Men clamored and women shrieked as old faces called to them from the growing crowd. They were old friends and classmates some four decades removed.

“I can’t believe,” echoed the voices of the baby-boomer crowd, “it was exactly a hundred years ago today. It’s been so long”

“I know,” replied one, mechanically, as if she had answered that call so many times before, “everyone changes.”

They spoke of lost love and life, “summering spots” in Southampton, top twenty law schools for their kids, stock options and investments. More than one bragged about the new family sedan.

But as you opened your eyes the room changed. As the graying crowd ebbed towards the laughably bourgeoisie wine and cheese bar, name tags flashed against their crisply tailored pink shirts and retro-chic blouses:

“Tom Hurwitz, Math, Planning Committee”
“Jeff Bush, Fayerweather”

The list went on. Few included their year, but not all. There was no need to. This strange coterie of aged radicals had developed their own nomenclature.

Math, Philosophy, Fayerweather, Hamilton, Low.

These were not majors or dorms; they were occupied buildings.


As the program progressed and wine stores dwindled, a forty year class reunion evolved swiftly, without pause, into a strange and perverse veteran’s affair. For little had changed in a half-century. Sure, there were “the kids” and “travel” and the ubiquitous “novel” that everyone was looking to publish, but for one weekend in April they were the distant memories. Now they spoke of occupied buildings as campaigns, old supporters as comrades lost to the vagaries of time, and Columbia, the institution, as the racist and imperialist enemy.

“I was Math, you?” asked one.

“Oh me?” replied another wistfully, “I was Philosophy for a bit, then Low. But maybe you knew my friend.”

The mere mention of a building sent the crowd into a nostalgic uproar. Hamilton occupiers cheered for their building-mates, while the Math contingent cheerfully booed. Their violent, illegal and embarrassing occupation has become a childish rivalry.

And as your eyes adjusted to the strange surroundings of a small plaza surrounded by the authoritarian architecture of mid-century giants, you saw more tangible reminders of a generation stuck in time.
In one corner a Communist sexagenarian, his glistening gray hair tucked neatly into his revolutionary garb, struck up a conversation with a well-to-do professional. He wore on the breast of his finely cut suit an old SDS pin, recently buffed, and his friends donned “Impeach Bush” stickers and obligatory “Obama ’08” pins. Across the room a generously proportioned protestor bounded group to group with a grin on his face and a photo clutched tightly in his hand. Minutes later our paths crossed. I saw the print; it was the same man but 40 years younger and 100 pounds lighter. It was his mug shot. He cherished it.
And before I knew it he was gone, off to show his picture to another group.

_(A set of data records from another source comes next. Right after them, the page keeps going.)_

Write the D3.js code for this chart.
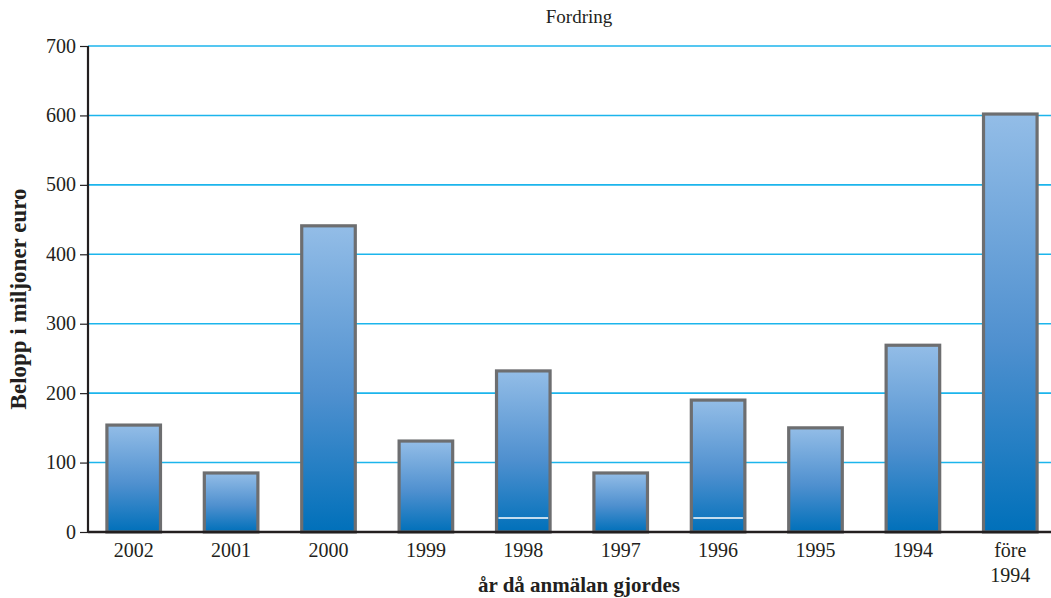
<!DOCTYPE html>
<html lang="sv">
<head>
<meta charset="UTF-8">
<title>Fordring</title>
<script src="https://d3js.org/d3.v7.min.js"></script>
<style>
body { margin: 0; background: #fff; }
text { font-family: 'Liberation Serif', 'DejaVu Serif', serif; fill: #231f20; }
</style>
</head>
<body>
<svg id="chart"></svg>
<script>
// data
const years = ['2002', '2001', '2000', '1999', '1998', '1997', '1996', '1995', '1994', 'före 1994'];
const amounts = [154, 85, 441, 131, 232, 85, 190, 150, 269, 602];
const splitAt = [null, null, null, null, 20, null, 20, null, null, null]; // white line inside some bars
const yTicks = [0, 100, 200, 300, 400, 500, 600, 700];

const width = 1051, height = 598;
const margin = {left: 88, right: 0, top: 46, bottom: 66};

const svg = d3.select('#chart').attr('width', width).attr('height', height);

const x = d3.scaleBand()
    .domain(years)
    .range([85, 1059])
    .paddingInner(0.45)
    .paddingOuter(0.225);

const y = d3.scaleLinear()
    .domain([0, 700])
    .range([height - margin.bottom, margin.top]);

// gradient for the bars
const grad = svg.append('defs').append('linearGradient')
    .attr('id', 'barGrad')
    .attr('x1', 0).attr('y1', 0).attr('x2', 0).attr('y2', 1);
grad.append('stop').attr('offset', '0%').attr('stop-color', '#93bde7');
grad.append('stop').attr('offset', '55%').attr('stop-color', '#4f90cf');
grad.append('stop').attr('offset', '100%').attr('stop-color', '#0070ba');

// grid lines
svg.append('g')
    .selectAll('line')
    .data(yTicks.filter(d => d > 0))
    .join('line')
    .attr('x1', margin.left).attr('x2', width)
    .attr('y1', d => y(d)).attr('y2', d => y(d))
    .attr('stroke', '#1cb5ec')
    .attr('stroke-width', 1.6);

// bars
svg.append('g')
    .selectAll('rect')
    .data(amounts)
    .join('rect')
    .attr('x', (d, i) => x(years[i]))
    .attr('y', d => y(d))
    .attr('width', x.bandwidth())
    .attr('height', d => y(0) - y(d))
    .attr('fill', 'url(#barGrad)')
    .attr('stroke', '#6d6e70')
    .attr('stroke-width', 3.2);

svg.append('g')
    .selectAll('line')
    .data(splitAt.map((v, i) => ({v, i})).filter(d => d.v != null))
    .join('line')
    .attr('x1', d => x(years[d.i]) + 2)
    .attr('x2', d => x(years[d.i]) + x.bandwidth() - 2)
    .attr('y1', d => y(d.v)).attr('y2', d => y(d.v))
    .attr('stroke', '#fff')
    .attr('stroke-width', 1.5);

// y axis
const yAxis = svg.append('g')
    .attr('transform', `translate(${margin.left},0)`)
    .call(d3.axisLeft(y).tickValues(yTicks).tickSize(8).tickPadding(4));
yAxis.select('.domain').attr('stroke', '#231f20').attr('stroke-width', 2.2).attr('d', `M0,${y(700)}V${y(0)}`);
yAxis.selectAll('.tick line').attr('stroke', '#231f20').attr('stroke-width', 1.2);
yAxis.selectAll('.tick text')
    .style('font-family', "'Liberation Serif', serif")
    .style('font-size', '20px')
    .attr('fill', '#231f20')
    .attr('dy', '0.3em');

// x axis
const xAxis = svg.append('g')
    .attr('transform', `translate(0,${y(0)})`)
    .call(d3.axisBottom(x).tickSize(0).tickPadding(11));
xAxis.select('.domain').attr('stroke', '#231f20').attr('stroke-width', 2.4).attr('d', `M${margin.left},0H${width}`);
xAxis.selectAll('.tick text')
    .style('font-family', "'Liberation Serif', serif")
    .style('font-size', '20px')
    .attr('fill', '#231f20')
    .each(function(d) {
        const words = d.split(' ');
        if (words.length > 1) {
            const t = d3.select(this).text('');
            words.forEach((w, k) => {
                t.append('tspan').attr('x', 0).attr('dy', k === 0 ? '0.71em' : '1.25em').text(w);
            });
        }
    });

// titles
svg.append('text')
    .attr('x', 579).attr('y', 23)
    .attr('text-anchor', 'middle')
    .style('font-size', '19px')
    .text('Fordring');

svg.append('text')
    .attr('x', 579).attr('y', 592)
    .attr('text-anchor', 'middle')
    .style('font-size', '21px')
    .style('font-weight', 'bold')
    .text('år då anmälan gjordes');

svg.append('text')
    .attr('transform', 'translate(26,299) rotate(-90)')
    .attr('text-anchor', 'middle')
    .style('font-size', '23px')
    .style('font-weight', 'bold')
    .text('Belopp i miljoner euro');
</script>
</body>
</html>
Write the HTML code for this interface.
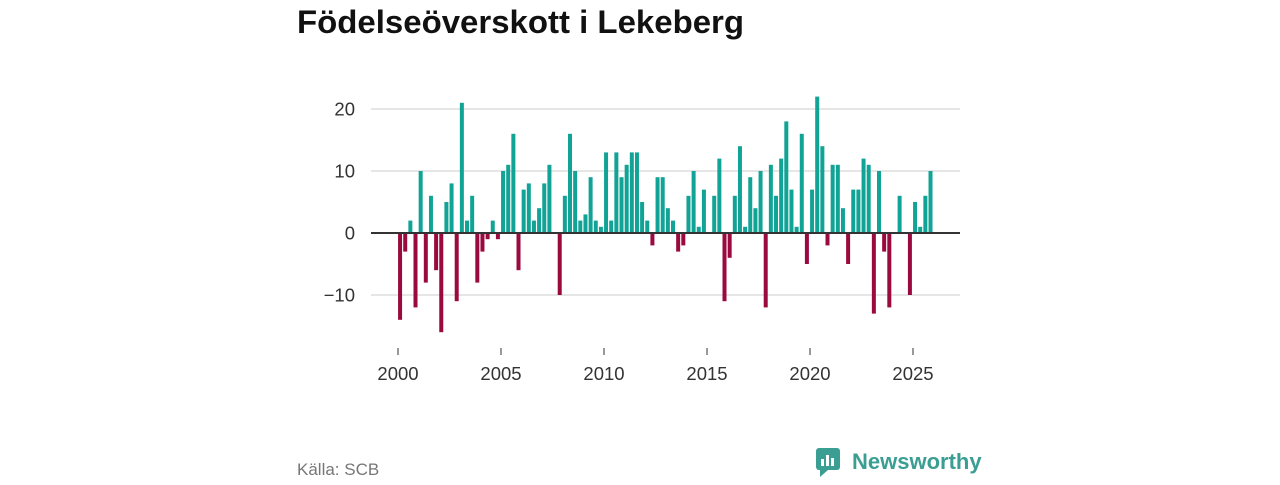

So it is with great skepticism that I broach the organizers’ claim that the “conference” was not a “celebration” of the events of 1968, but an attempt to “pass on first-hand accounts” and offer a “historical correction to the half-truths and folklore.” Why? Because they remember the past in such a way that despite “how far they have come since occupying buildings,” their actions, like their youth, are idealized and enshrined. In the words of one vainglorious panelist, “We were not so much concerned about the conditions on campus, or the trials and tribulations of being a student, but of our obligations to history.”

Hegelians, it would seem, are not short on hubris.

For four days in late April Columbia struggled with her institutional history. Radical apologists and sympathizers would have us believe that their actions have been misunderstood and misappropriated. University President Lee Bollinger is one of them. He was the “first president in 40 years” to “welcome” the protesters back to campus. Bollinger, the defendant in two eponymous Supreme Court affirmative action cases, Grutter v. Bollinger and Gratz v. Bollinger, spoke not only at the conference’s opening ceremonies, but at a second event as well, Political Action and Official Response. The week’s speakers included Columbia SDS leader Mark Rudd, Jamal Joseph, former New York Panther 21 defendant and current chair of the Columbia Graduate Film Division, Tom Hayden, author of the Port Huron Statement, and a host of other activists-cum-academics.
In returning to Columbia with the support of the administration and various departments, the rioters have begun to normalize their radicalism. They have taken every step to exclude those voices critical of their means and ends.

It’s revisionist history at its worst.